Some of Wilde’s activities in America were perilous enough. On 19 September a broker named H. K. Burris brought him to see Wall Street, until a threat of being set upon by unaesthetic employees made them retreat hurriedly through a back exit.48 In Moncton, New Brunswick, in mid-October, Wilde came near to being arrested, and in New York, in December, he came near to being fleeced. The Moncton episode arose out of an invitation from the Young Men’s Christian Association to lecture for them on a certain day. Wilde’s agent proposed another day but, not having received a reply, closed with another offer. A sheriff’s writ was prepared against him. Fortunately, local friends went bail and brought pressure on the YMCA so that the case was dropped.49
As for the New York misadventure, Wilde was approached on the street on 14 December 1882 by a young man who claimed to be the son of Anthony J. Drexel of Morgan’s bank, whom he said Wilde had met. Wilde did not recall either father or son but invited the young man to lunch. ‘Drexel’ had just won a lottery and asked Wilde to accompany him in getting his money. The place proved to be a gambling den, and ‘Drexel’s’ prize was the right to play a turn at house expense. He courteously announced that he would play for Wilde, won, and gave Wilde his winnings. Wilde then threw the dice for himself, and after a first success began to lose heavily. He had soon written checks for over $1000, at which point he stopped play. ‘Drexel’ left with him, said he felt Wilde had been badly treated, and promised to ‘see about it.’ Wilde bethought himself, rushed to his bank, and stopped payment on the checks. He then went to the 30th Street Police Station and told the sympathetic captain that he had been ‘a damned fool.’ On being shown photographs of some notorious confidence men, he identified ‘Drexel’ as ‘Hungry Joe’ Sellick, one of the cleverest of his kind. The captain wanted Wilde to start proceedings, but he did not do so. Perhaps as a reward from Sellick, his uncashable checks were mailed in to the police station a few days later and then returned to Wilde. But he did not recover the cash he had lost. He wrote lugubriously to John Boyle O’Reilly, ‘I have fallen into a den of thieves.’50 The New York Tribune rejoiced in his plight, and took to poetry to register amusement:
And then, with the air of a guileless child,
Oh, that sweet, bright smile and those eyes aflame,
He said, ‘If you’ll let me, dear Mr. Wilde,
I’ll show you a ravishing little game.’
Another unfortunate investment of Wilde’s was buying a share in Kelly’s Perpetual Motion Company, from which he expected a fortune.51 As a counter to his sense of latent doom, he believed in his lucky star.

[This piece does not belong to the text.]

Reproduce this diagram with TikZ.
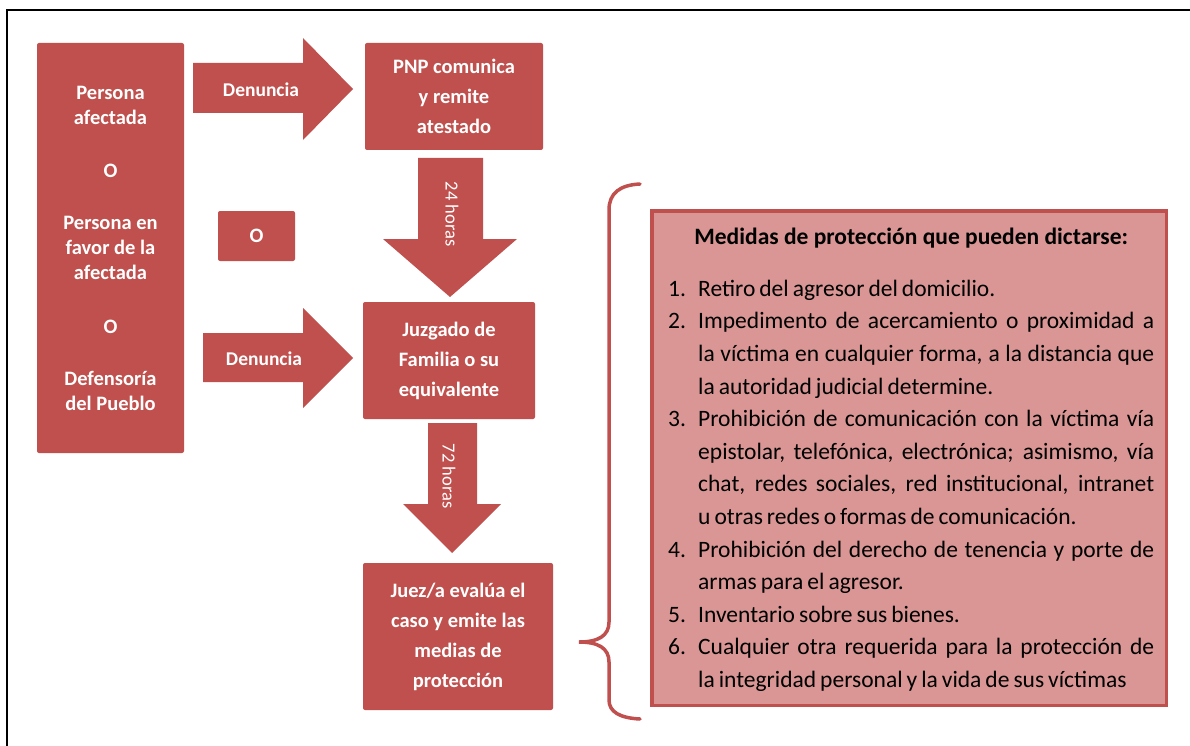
\documentclass[tikz,border=0pt]{standalone}
\usepackage{fontspec}
\setmainfont{Carlito}
\usetikzlibrary{shapes,arrows}
\definecolor{rojo}{HTML}{C0504D}
\definecolor{rosa}{HTML}{D99694}
\tikzstyle{caja} = [rectangle, fill=rojo, text=white, align=center,
    rounded corners=2pt, inner sep=0pt, font=\fontsize{20.5}{30}\selectfont\bfseries]
\tikzstyle{flecha} = [fill=rojo]
\tikzstyle{etiq} = [text=white, font=\fontsize{19.5}{23}\selectfont\bfseries]
\tikzstyle{horas} = [text=white, rotate=-90, font=\fontsize{18.5}{22}\selectfont]
\tikzstyle{llave} = [draw=rojo, line width=3.5pt, line cap=round]

\begin{document}
\begin{tikzpicture}[x=1pt, y=-1pt]
        \useasboundingbox (0,0) rectangle (1190,746);
        % Marco
        \draw[line width=2pt] (7,746) -- (7,10) -- (1190,10);

        % Place nodes
        \path (110.5,248) node (afect) [caja, minimum width=147, minimum height=410,
            font=\fontsize{20.5}{25}\selectfont\bfseries]
            {Persona\\afectada\\[28pt]O\\[27pt]Persona en\\favor de la\\afectada\\[29pt]O\\[27pt]Defensoría\\del Pueblo};
        \path (afect.center)+(343.5,-151.5) node (pnp) [caja, minimum width=178, minimum height=107] {PNP comunica\\y remite\\atestado};
        \path (afect.center)+(146,-12) node (obox) [caja, minimum width=77, minimum height=50] {O};
        \path (pnp.center)+(-5,264) node (juzg) [caja, minimum width=172, minimum height=117] {Juzgado de\\Familia o su\\equivalente};
        \path (juzg.center)+(9,276) node (juez) [caja, minimum width=190, minimum height=147] {Juez/a evalúa el\\caso y emite las\\medias de\\protección};

        %Denuncia
        \fill[flecha] (193,63) -- (303,63) -- (303,38) -- (353,89) -- (303,140) -- (303,113) -- (193,113) -- cycle;
        \path (261,90) node (den1) [etiq] {Denuncia};
        \fill[flecha] (203,333) -- (303,333) -- (303,308) -- (353,358) -- (303,408) -- (303,382) -- (203,382) -- cycle;
        \path (264,359) node (den2) [etiq] {Denuncia};

        %Plazos
        \fill[flecha] (418,158) -- (483,158) -- (483,239) -- (517,239) -- (450,297) -- (383,239) -- (418,239) -- cycle;
        \path (452,214) node (h24) [horas] {24 horas};
        \fill[flecha] (428,423) -- (477,423) -- (477,504) -- (501,504) -- (452,553) -- (403,504) -- (428,504) -- cycle;
        \path (449,476) node (h72) [horas] {72 horas};

        %Medidas
        \path (909,458) node (medidas) [rectangle, draw=rojo, line width=3.5pt, fill=rosa,
            minimum width=514.5, minimum height=494.5] {};
        \path (668,228) node (listado) [anchor=north west, text width=486, inner sep=0pt, align=justify,
            font=\fontsize{23.5}{32.6}\selectfont] {%
            {\centering\bfseries Medidas de protección que pueden dictarse:\par}
            \vspace{19pt}
            \spaceskip=.17em plus .2em minus .06em
            \begin{list}{\arabic{enumi}.\hfill}{\usecounter{enumi}\setlength{\leftmargin}{30pt}%
                \setlength{\labelwidth}{22pt}\setlength{\labelsep}{8pt}\setlength{\itemsep}{0pt}%
                \setlength{\parsep}{0pt}\setlength{\topsep}{0pt}\setlength{\partopsep}{0pt}}
            \item Retiro del agresor del domicilio.
            \item Impedimento de acercamiento o proximidad a\linebreak la víctima en cualquier forma, a la distancia que\linebreak la autoridad judicial determine.
            \item Prohibición de comunicación con la víctima vía\linebreak epistolar, telefónica, electrónica; asimismo, vía\linebreak chat, redes sociales, red institucional, intranet\linebreak u otras redes o formas de comunicación.
            \item Prohibición del derecho de tenencia y porte de\linebreak armas para el agresor.
            \item Inventario sobre sus bienes.
            \item Cualquier otra requerida para la protección de\linebreak la integridad personal y la vida de sus víctimas
            \end{list}};

        %Llave
        \draw[llave] (640,184) .. controls (620,185) and (609,193) .. (609,210) -- (609,622)
            .. controls (609,636) and (598,642) .. (579,642)
            .. controls (598,642) and (609,648) .. (609,662) -- (609,700)
            .. controls (609,712) and (620,718) .. (640,719);
\end{tikzpicture}
\end{document}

Wilde came twice more into close quarters with danger. On 4 July in Atlanta, he first experienced the terrors of prejudice against blacks. His agent, Vail, had bought three sleeping-car tickets to Savannah, for Wilde, himself, and the valet Traquair. The Pullman agent pointed out that company rules did not allow blacks in sleeping-car berths. Wilde said that Traquair had traveled with him all over the South, and insisted that he be allowed to stay. The agent then said that the next train stop was Jonesboro, and that if people in Jonesboro saw a black in the car they would mob him. Wilde had no choice but to give in.52
The other incident was one of those foretastes of later events which often occurred in Wilde’s life. On 23 April, he arrived in Lincoln, Nebraska, where he was to lecture the next evening. On the morning of the 24th, Wilde was introduced to a young teacher at the University of Nebraska. This was George E. Woodberry, later to achieve prominence in the field of comparative literature. Wilde had heard of Woodberry as a friend of Charles Eliot Norton, and was glad of his companionship. Together they drove out ‘through mulberry and damp air’ to the Lincoln penitentiary, where Woodberry, like Wilde, first entered prison confines. Woodberry wrote Norton of being ‘much oppressed at the horrible things I saw,’ and though he supposed that Wilde bore it better, Wilde wrote in letters to England that the bareness of the place had horrified him too. He exhibited a childlike faith in physiognomy. On being shown photographs of some of the convicts, he commented, ‘O, what a dreadful face. And what did he do?’ Warden Nobes did not hesitate to tell of the criminals in the most graphic manner. ‘Oh, here’s a beast, an animal,’ exclaimed Wilde of one picture, ‘nothing of the man left.’ He would write Helena Sickert afterwards that they were ‘all mean-looking, which consoled me, for I should hate to see a criminal with a noble face.’ He was then ushered into the whitewashed cell of a convict named Ayers of Grand Island, who was due to be hanged on 20 June. ‘Do you read, my man?’ asked Wilde. ‘Yes, sir.’ ‘And what?’ ‘Novels part of the time. I am now reading The Heir of Redclyffe [by Charlotte M. Yonge].’ Wilde left the cell with his party, and then cou
ld not resist a comment like one of Wainewright’s: ‘My heart was turned by the eyes of the doomed man, but if he reads The Heir of Redclyffe it’s perhaps as well to let the law take its course.’ To Helena Sickert he wrote more seriously that novels were ‘a bad preparation for facing either God or Nothing.’53
Farther on they came to the dark cell where refractory prisoners were placed. At Nobes’s invitation Wilde and Woodberry stepped into the cell, and heard the solid door clang noisily behind them as they stood in the punitive darkness. These disagreeable sensations were mitigated by a visit to another convict’s cell, where Wilde caught sight of two neat rows of books. He ran over the titles rapidly, until he came upon Shelley first, and then, to his surprise, Dante, in Cary’s translation. ‘Oh dear,’ he said, ‘who would have thought of finding Dante here?’ And he wrote to Helena Sickert, ‘Strange and beautiful it seemed to me that the sorrow of a single Florentine in exile should, hundreds of years afterwards, lighten the sorrow of some common prisoner in a modern gaol.’54 He would remember to read Dante when in prison himself fourteen years later.